Le livre est composé de séquences courtes, de souvenirs, d'anecdotes, super agréables à découvrir.
"Mon écriture est simple et directe", analyse l'auteure.
"Elle est issue de ma langue maternelle, la langue des signes. Ces récits courts imposent un rythme. J'écris et puis je relis à haute voix. Quand j'entends un mot qui plombe la phrase, je change de mot même si cela crée une répétition."
Pas de notion psychologique.
"J'ai une tendance naturelle à psychologiser, mais cela pèse sur le livre et crée un rythme différent." Un choix fait aussi pour que chacune ait sa propre lecture, sa propre projection.
"Je suis avant tout sincère." Et les lecteurs le sentent.
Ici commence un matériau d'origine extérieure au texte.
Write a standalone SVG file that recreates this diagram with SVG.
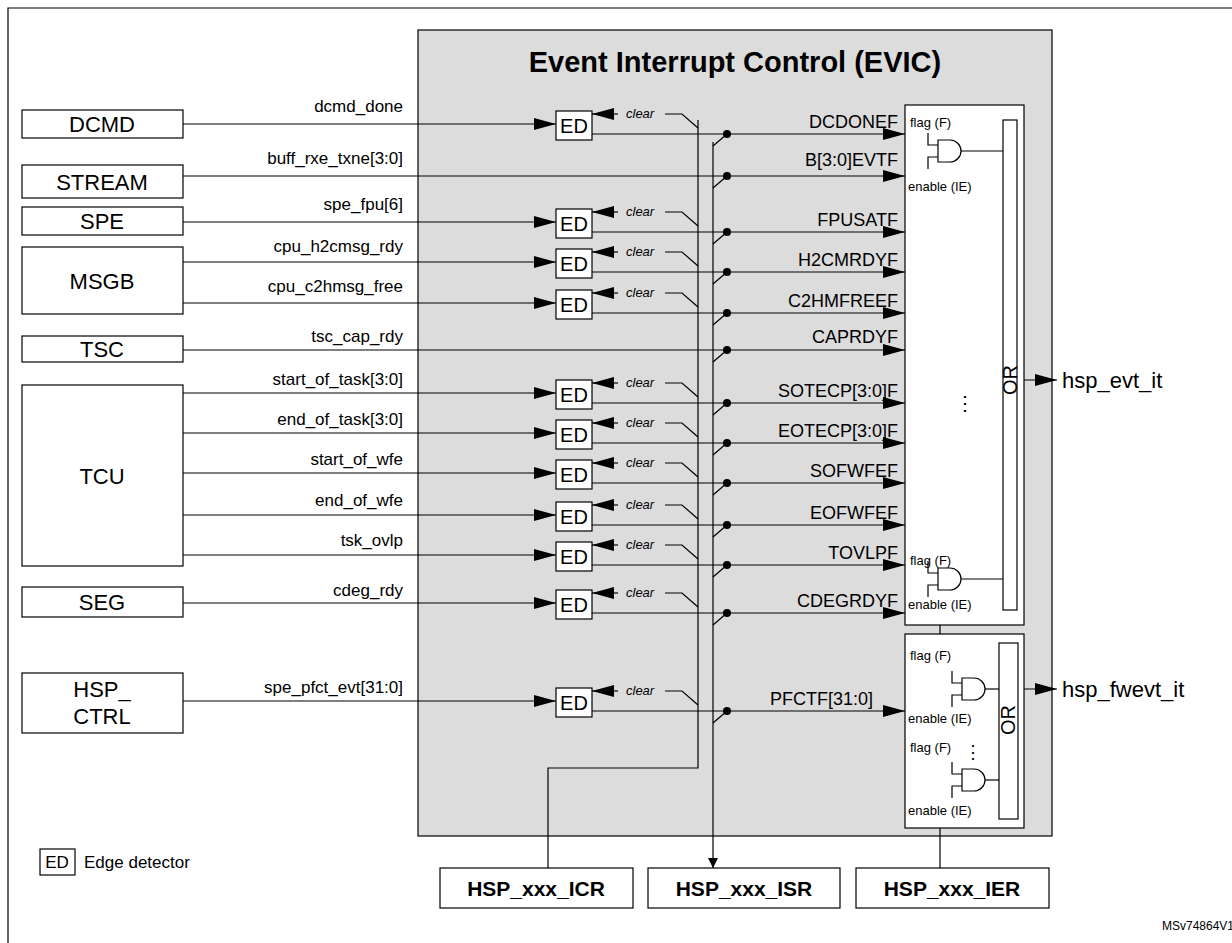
<svg xmlns="http://www.w3.org/2000/svg" width="1232" height="943" viewBox="0 0 1232 943">
<defs>
<marker id="a" markerWidth="10" markerHeight="10" refX="10" refY="5" orient="auto" markerUnits="userSpaceOnUse"><path d="M0 0L10 5L0 10z" fill="#000"/></marker>
<marker id="b" markerWidth="22" markerHeight="14" refX="22" refY="7" orient="auto" markerUnits="userSpaceOnUse"><path d="M0 1L22 7L0 13z" fill="#000"/></marker>
<g id="and"><path d="M-10 -18V-6H0M-10 18V6H0" fill="none" stroke="#000" stroke-width="1.2"/><path d="M0 -11H12A11 11 0 0 1 12 11H0Z" fill="#fff" stroke="#000" stroke-width="1.2"/></g>
</defs>
<style>
text{font-family:"Liberation Sans",Arial,sans-serif;fill:#000}
.blk{fill:#fff;stroke:#000;stroke-width:1.2}
.bt{font-size:22px;text-anchor:middle}
.sl{font-size:17px;text-anchor:end}
.ol{font-size:18px;text-anchor:end}
.cl{font-size:13px;font-style:italic}
.sm{font-size:13px}
.ln{fill:none;stroke:#000;stroke-width:1.2}
.ed{fill:#fff;stroke:#000;stroke-width:1.2}
.edt{font-size:20px;text-anchor:middle}
.reg{font-size:21px;font-weight:bold;text-anchor:middle}
</style>
<rect x="0" y="0" width="1232" height="943" fill="#fff"/>
<path d="M8 943V8H1232" class="ln" stroke-width="1.5"/>
<rect x="418" y="30" width="634" height="806" fill="#dcdcdc" stroke="#000" stroke-width="1.2"/>
<text x="735" y="72" font-size="29" font-weight="bold" text-anchor="middle">Event Interrupt Control (EVIC)</text>

<g id="DCMD"><rect class="blk" x="22" y="110" width="161" height="28"/><text class="bt" x="102" y="132">DCMD</text></g>
<g id="STREAM"><rect class="blk" x="22" y="165" width="161" height="33"/><text class="bt" x="102" y="190">STREAM</text></g>
<g id="SPE"><rect class="blk" x="22" y="207" width="161" height="28"/><text class="bt" x="102" y="229">SPE</text></g>
<g id="MSGB"><rect class="blk" x="22" y="247" width="161" height="67"/><text class="bt" x="102" y="289">MSGB</text></g>
<g id="TSC"><rect class="blk" x="22" y="336" width="161" height="26"/><text class="bt" x="102" y="357">TSC</text></g>
<g id="TCU"><rect class="blk" x="22" y="385" width="161" height="181"/><text class="bt" x="102" y="484">TCU</text></g>
<g id="SEG"><rect class="blk" x="22" y="587" width="161" height="30"/><text class="bt" x="102" y="610">SEG</text></g>
<g id="HSP_CTRL"><rect class="blk" x="22" y="673" width="161" height="60"/><text class="bt" x="102" y="697">HSP_</text><text class="bt" x="102" y="724">CTRL</text></g>

<g id="flagbox1"><rect class="blk" x="905" y="105" width="119" height="520"/><rect class="blk" x="1003" y="120" width="14" height="490"/>
<text x="1010" y="380" font-size="20" text-anchor="middle" transform="rotate(-90 1010 380)" dy="7">OR</text>
<text class="sm" x="910" y="127">flag (F)</text><text class="sm" x="908" y="191">enable (IE)</text>
<use href="#and" x="938" y="151"/><path class="ln" d="M961 151H1003"/>
<text x="965" y="410" font-size="20" text-anchor="middle">⋮</text>
<text class="sm" x="910" y="565">flag (F)</text><text class="sm" x="908" y="609">enable (IE)</text>
<use href="#and" x="938" y="579"/><path class="ln" d="M961 579H1003"/>
</g>
<g id="flagbox2"><rect class="blk" x="905" y="634" width="119" height="194"/><rect class="blk" x="999" y="643" width="19" height="176"/>
<text x="1008" y="720" font-size="20" text-anchor="middle" transform="rotate(-90 1008 720)" dy="7">OR</text>
<text class="sm" x="910" y="660">flag (F)</text><text class="sm" x="908" y="723">enable (IE)</text>
<use href="#and" x="962" y="689"/><path class="ln" d="M985 689H999"/>
<text class="sm" x="910" y="752">flag (F)</text><text x="973" y="758" font-size="18" text-anchor="middle">⋮</text><text class="sm" x="908" y="815">enable (IE)</text>
<use href="#and" x="962" y="780"/><path class="ln" d="M985 780H999"/>
</g>

<g id="ICR"><rect class="blk" x="440" y="868" width="193" height="40"/><text class="reg" x="536" y="896">HSP_xxx_ICR</text></g>
<g id="ISR"><rect class="blk" x="648" y="868" width="192" height="40"/><text class="reg" x="744" y="896">HSP_xxx_ISR</text></g>
<g id="IER"><rect class="blk" x="856" y="868" width="193" height="40"/><text class="reg" x="952" y="896">HSP_xxx_IER</text></g>

<g id="legend"><rect class="blk" x="40" y="849" width="35" height="26"/><text x="57" y="868" font-size="17" text-anchor="middle">ED</text><text x="84" y="868" font-size="17">Edge detector</text></g>
<text x="1162" y="930" font-size="12">MSv74864V1</text>

<g id="connectors">
<path class="ln" d="M1024 380H1057" marker-end="url(#b)"/><text x="1062" y="388" font-size="22">hsp_evt_it</text>
<path class="ln" d="M1024 689H1057" marker-end="url(#b)"/><text x="1062" y="697" font-size="22">hsp_fwevt_it</text>
<path class="ln" d="M940 625V634M940 828V868"/>
<path class="ln" d="M698 120V768H548V868"/>
<path class="ln" d="M713 142V868" marker-end="url(#a)"/>

<g id="rows">
<path class="ln" d="M183 124H556" marker-end="url(#b)"/><rect class="ed" x="556" y="111" width="36" height="29"/><text class="edt" x="574" y="133">ED</text>
<path class="ln" d="M592 134H905" marker-end="url(#b)"/><path class="ln" d="M618 114H592" marker-end="url(#b)"/><text class="cl" x="626" y="118">clear</text><path class="ln" d="M665 114H682L698 128"/><path class="ln" d="M713 146L727 134"/><circle cx="727" cy="134" r="4"/>
<text class="sl" x="403" y="112">dcmd_done</text><text class="ol" x="898" y="128">DCDONEF</text>

<path class="ln" d="M183 176H905" marker-end="url(#b)"/><path class="ln" d="M713 188L727 176"/><circle cx="727" cy="176" r="4"/>
<text class="sl" x="403" y="164">buff_rxe_txne[3:0]</text><text class="ol" x="898" y="166">B[3:0]EVTF</text>

<path class="ln" d="M183 222H556" marker-end="url(#b)"/><rect class="ed" x="556" y="209" width="36" height="29"/><text class="edt" x="574" y="231">ED</text>
<path class="ln" d="M592 232H905" marker-end="url(#b)"/><path class="ln" d="M618 212H592" marker-end="url(#b)"/><text class="cl" x="626" y="216">clear</text><path class="ln" d="M665 212H682L698 226"/><path class="ln" d="M713 244L727 232"/><circle cx="727" cy="232" r="4"/>
<text class="sl" x="403" y="210">spe_fpu[6]</text><text class="ol" x="898" y="226">FPUSATF</text>

<path class="ln" d="M183 262H556" marker-end="url(#b)"/><rect class="ed" x="556" y="249" width="36" height="29"/><text class="edt" x="574" y="271">ED</text>
<path class="ln" d="M592 272H905" marker-end="url(#b)"/><path class="ln" d="M618 252H592" marker-end="url(#b)"/><text class="cl" x="626" y="256">clear</text><path class="ln" d="M665 252H682L698 266"/><path class="ln" d="M713 284L727 272"/><circle cx="727" cy="272" r="4"/>
<text class="sl" x="403" y="252">cpu_h2cmsg_rdy</text><text class="ol" x="898" y="266">H2CMRDYF</text>

<path class="ln" d="M183 303H556" marker-end="url(#b)"/><rect class="ed" x="556" y="290" width="36" height="29"/><text class="edt" x="574" y="312">ED</text>
<path class="ln" d="M592 313H905" marker-end="url(#b)"/><path class="ln" d="M618 293H592" marker-end="url(#b)"/><text class="cl" x="626" y="297">clear</text><path class="ln" d="M665 293H682L698 307"/><path class="ln" d="M713 325L727 313"/><circle cx="727" cy="313" r="4"/>
<text class="sl" x="403" y="292">cpu_c2hmsg_free</text><text class="ol" x="898" y="307">C2HMFREEF</text>

<path class="ln" d="M183 350H905" marker-end="url(#b)"/><path class="ln" d="M713 362L727 350"/><circle cx="727" cy="350" r="4"/>
<text class="sl" x="403" y="342">tsc_cap_rdy</text><text class="ol" x="898" y="343">CAPRDYF</text>

<path class="ln" d="M183 393H556" marker-end="url(#b)"/><rect class="ed" x="556" y="380" width="36" height="29"/><text class="edt" x="574" y="402">ED</text>
<path class="ln" d="M592 403H905" marker-end="url(#b)"/><path class="ln" d="M618 383H592" marker-end="url(#b)"/><text class="cl" x="626" y="387">clear</text><path class="ln" d="M665 383H682L698 397"/><path class="ln" d="M713 415L727 403"/><circle cx="727" cy="403" r="4"/>
<text class="sl" x="403" y="385">start_of_task[3:0]</text><text class="ol" x="898" y="397">SOTECP[3:0]F</text>

<path class="ln" d="M183 433H556" marker-end="url(#b)"/><rect class="ed" x="556" y="420" width="36" height="29"/><text class="edt" x="574" y="442">ED</text>
<path class="ln" d="M592 443H905" marker-end="url(#b)"/><path class="ln" d="M618 423H592" marker-end="url(#b)"/><text class="cl" x="626" y="427">clear</text><path class="ln" d="M665 423H682L698 437"/><path class="ln" d="M713 455L727 443"/><circle cx="727" cy="443" r="4"/>
<text class="sl" x="403" y="425">end_of_task[3:0]</text><text class="ol" x="898" y="437">EOTECP[3:0]F</text>

<path class="ln" d="M183 473H556" marker-end="url(#b)"/><rect class="ed" x="556" y="460" width="36" height="29"/><text class="edt" x="574" y="482">ED</text>
<path class="ln" d="M592 483H905" marker-end="url(#b)"/><path class="ln" d="M618 463H592" marker-end="url(#b)"/><text class="cl" x="626" y="467">clear</text><path class="ln" d="M665 463H682L698 477"/><path class="ln" d="M713 495L727 483"/><circle cx="727" cy="483" r="4"/>
<text class="sl" x="403" y="465">start_of_wfe</text><text class="ol" x="898" y="477">SOFWFEF</text>

<path class="ln" d="M183 515H556" marker-end="url(#b)"/><rect class="ed" x="556" y="502" width="36" height="29"/><text class="edt" x="574" y="524">ED</text>
<path class="ln" d="M592 525H905" marker-end="url(#b)"/><path class="ln" d="M618 505H592" marker-end="url(#b)"/><text class="cl" x="626" y="509">clear</text><path class="ln" d="M665 505H682L698 519"/><path class="ln" d="M713 537L727 525"/><circle cx="727" cy="525" r="4"/>
<text class="sl" x="403" y="506">end_of_wfe</text><text class="ol" x="898" y="519">EOFWFEF</text>

<path class="ln" d="M183 555H556" marker-end="url(#b)"/><rect class="ed" x="556" y="542" width="36" height="29"/><text class="edt" x="574" y="564">ED</text>
<path class="ln" d="M592 565H905" marker-end="url(#b)"/><path class="ln" d="M618 545H592" marker-end="url(#b)"/><text class="cl" x="626" y="549">clear</text><path class="ln" d="M665 545H682L698 559"/><path class="ln" d="M713 577L727 565"/><circle cx="727" cy="565" r="4"/>
<text class="sl" x="403" y="546">tsk_ovlp</text><text class="ol" x="898" y="559">TOVLPF</text>

<path class="ln" d="M183 603H556" marker-end="url(#b)"/><rect class="ed" x="556" y="590" width="36" height="29"/><text class="edt" x="574" y="612">ED</text>
<path class="ln" d="M592 613H905" marker-end="url(#b)"/><path class="ln" d="M618 593H592" marker-end="url(#b)"/><text class="cl" x="626" y="597">clear</text><path class="ln" d="M665 593H682L698 607"/><path class="ln" d="M713 625L727 613"/><circle cx="727" cy="613" r="4"/>
<text class="sl" x="403" y="596">cdeg_rdy</text><text class="ol" x="898" y="607">CDEGRDYF</text>

<path class="ln" d="M183 701H556" marker-end="url(#b)"/><rect class="ed" x="556" y="688" width="36" height="29"/><text class="edt" x="574" y="710">ED</text>
<path class="ln" d="M592 711H905" marker-end="url(#b)"/><path class="ln" d="M618 691H592" marker-end="url(#b)"/><text class="cl" x="626" y="695">clear</text><path class="ln" d="M665 691H682L698 705"/><path class="ln" d="M713 723L727 711"/><circle cx="727" cy="711" r="4"/>
<text class="sl" x="403" y="693">spe_pfct_evt[31:0]</text><text class="ol" x="873" y="705">PFCTF[31:0]</text>
</g>
</g>
</svg>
"Tous les enfants de sourds me disent qu'ils se sont retrouvés. Tous, nous avons détesté nos parents, tous, nous avons regretté avoir détesté nos parents."
Dans le rétroviseur, elle voit son enfance dans les deux mots de
"mélancolie joyeuse".
Et aujourd'hui que le livre est terminé, Véronique Poulain va se remettre à lire.
"Pour moi, ce n'est pas possible de lire et d'écrire en même temps."
Mais elle s'assume:
"Je suis paradoxale. J'ai souvent le cul entre deux chaises.
Je veux le bruit et le silence.
Je suis fière mais en colère."
Et aussi:
"J'ai la patate.
Merci maman, merci papa.
Je crois en mes rêves et en ceux des autres."
Tout ça à retrouver dans
"Les mots qu'on ne me dit pas", en attendant un autre livre, car une auteure est née.